The DKW F10 was a car sold by DKW of Ingolstadt, West Germany, during 1949 and the early part of 1950 only. It was the first postwar car produced by the firm, though they initially utilized leftover or damaged pre-war stock of F8 chassis, powered by existing stock of 688 cc, two-stroke two-cylinder F8 engines (around 180 such examples were produced). The F8 had originally been built between 1939 and 1942.

==Design==
After the war, DKW's body factory in Spandau was behind the Iron Curtain, having becoming part of IFA, which meant that the West German company was forced to outsource the bodywork for the early post-war years. The Baur coachbuilding firm of Stuttgart had been supplying convertible bodies for the pre-war F5, F7, and F8 between 1936 and 1941. Karosserie Baur was thus selected to manufacture a new design, more modern than the original, wood-framed F8 models. The bodies, however were also considerably more expensive than the original design, partly because of their hand-built nature. Only two-door bodystyles were available: a limousine (saloon, often called a coupé by later commenters) or a cabriolet (convertible).

==Production==
Starting in December 1949, DKW began production of their new Schnellaster which meant availability of new parts. This allowed them to use brand new engines mounted in new-built, updated chassis, which were then delivered to Baur. The new chassis incorporated post-war advancements such as hydraulic brakes and telescopic shock absorbers. A total of 22 new-build F10 chassis were produced at the very end of 1949, with 174 being completed during the first half of 1950. Serial numbers ranged from F 10 10002 to F 10 10197, which means a total of 196 fully new cars were built. When production of the F89 began in Ingolstadt, in August 1950, the F10 was taken out of production. Very few F10 cars were sold in Germany; most were exported.

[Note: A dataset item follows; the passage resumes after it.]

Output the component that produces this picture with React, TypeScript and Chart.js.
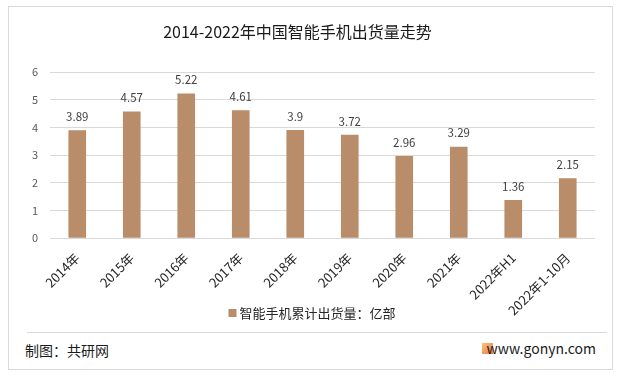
import React, { useEffect, useRef } from "react";
import { Chart, registerables } from "chart.js";

Chart.register(...registerables);

const categories = ["2014年", "2015年", "2016年", "2017年", "2018年", "2019年", "2020年", "2021年", "2022年H1", "2022年1-10月"];
const shipments = [3.89, 4.57, 5.22, 4.61, 3.9, 3.72, 2.96, 3.29, 1.36, 2.15];
const valueLabels = ["3.89", "4.57", "5.22", "4.61", "3.9", "3.72", "2.96", "3.29", "1.36", "2.15"];
const seriesName = "智能手机累计出货量：亿部";
const titleText = "2014-2022年中国智能手机出货量走势";

const FONT = "'Noto Sans CJK SC', 'Microsoft YaHei', sans-serif";

const valueLabelPlugin = {
  id: "valueLabels",
  afterDatasetsDraw(chart: any) {
    const ctx = chart.ctx;
    const meta = chart.getDatasetMeta(0);
    ctx.save();
    ctx.font = `11.5px ${FONT}`;
    ctx.fillStyle = "#404040";
    ctx.textAlign = "center";
    ctx.textBaseline = "middle";
    meta.data.forEach((bar: any, i: number) => {
      ctx.fillText(valueLabels[i], bar.x, bar.y - 14);
    });
    ctx.restore();
  },
};

const bottomLegendPlugin = {
  id: "bottomLegend",
  afterDraw(chart: any) {
    const ctx = chart.ctx;
    const ds = chart.data.datasets[0];
    ctx.save();
    ctx.font = `13px ${FONT}`;
    const tw = ctx.measureText(ds.label).width;
    const box = 8;
    const gap = 3;
    const total = box + gap + tw;
    const x0 = chart.width / 2 - total / 2 + 2;
    const cy = 313;
    ctx.fillStyle = ds.backgroundColor;
    ctx.fillRect(x0, cy - box / 2, box, box);
    ctx.fillStyle = "#262626";
    ctx.textAlign = "left";
    ctx.textBaseline = "middle";
    ctx.fillText(ds.label, x0 + box + gap, cy + 0.5);
    ctx.restore();
  },
};

export default function App() {
  const ref = useRef<HTMLCanvasElement | null>(null);

  useEffect(() => {
    if (!ref.current) return;
    const chart = new Chart(ref.current, {
      type: "bar",
      data: {
        labels: categories,
        datasets: [
          {
            label: seriesName,
            data: shipments,
            backgroundColor: "#BA8D6A",
            barThickness: 17,
          },
        ],
      },
      options: {
        animation: false,
        responsive: false,
        maintainAspectRatio: false,
        layout: { padding: { left: 0, right: 25, top: 0, bottom: 0 } },
        plugins: {
          title: {
            display: true,
            text: titleText,
            color: "#1a1a1a",
            font: { family: FONT, size: 16, weight: "normal" },
            padding: { top: 22, bottom: 31 },
          },
          legend: { display: false },
          tooltip: { enabled: false },
        },
        scales: {
          x: {
            grid: { display: false },
            border: { display: false },
            ticks: {
              color: "#262626",
              font: { family: FONT, size: 13 },
              minRotation: 45,
              maxRotation: 45,
              autoSkip: false,
              padding: 4,
            },
            afterFit(scale: any) {
              scale.height = 94;
            },
          },
          y: {
            min: 0,
            max: 6,
            grid: { color: "#d9d9d9", drawTicks: false },
            border: { display: false },
            ticks: {
              stepSize: 1,
              color: "#595959",
              font: { family: FONT, size: 11 },
              padding: 12,
            },
            afterFit(scale: any) {
              scale.width = 50;
            },
          },
        },
      },
      plugins: [valueLabelPlugin, bottomLegendPlugin],
    });
    return () => chart.destroy();
  }, []);

  return (
    <div style={{ position: "fixed", left: 0, top: 0, width: 620, height: 377, background: "#fff", fontFamily: FONT }}>
      <div style={{ position: "absolute", left: 8, top: 6, width: 605, height: 364, border: "1px solid #d9d9d9", boxSizing: "border-box" }} />
      <canvas ref={ref} width={620} height={332} style={{ position: "absolute", left: 0, top: 0, width: 620, height: 332 }} />
      <div style={{ position: "absolute", left: 27, top: 332, width: 580, height: 1, background: "#d9d9d9" }} />
      <div style={{ position: "absolute", left: 25, top: 340, fontSize: 14, color: "#1a1a1a", lineHeight: "20px" }}>制图：共研网</div>
      <div style={{ position: "absolute", left: 482, top: 343, width: 11, height: 11, background: "linear-gradient(135deg, #f9c27a, #ec7a45)" }} />
      <div style={{ position: "absolute", right: 24, top: 338, fontSize: 14, color: "#1a1a1a", lineHeight: "20px" }}>www.gonyn.com</div>
    </div>
  );
}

The Baur coachbuilding firm had presented its new F10 body as early as 1948 on a used prewar DKW F8 chassis, and from late-1948 to 1952, 1,110 of these new bodies were mounted on actual prewar F8 chassis whose wood-framed bodies had deteriorated, thus essentially turning them into new cars, and giving them a new lease on life.

==In East Germany==
Baur's F10 bodywork was also procured by the East German IFA concern. IFA had been building the former DKW F8 as the IFA F8 since 1949; Baur had extra capacity after the F89 had been introduced at Ingolstadt, and sold convertible bodies to IFA, thus producing cars that were largely identical to the DKW F10. About 250 of these Baur IFA F8 cars were built from the latter part of 1950 to about 1952. These were sold as the IFA F8 Luxus-Cabriolet and were only available in export markets.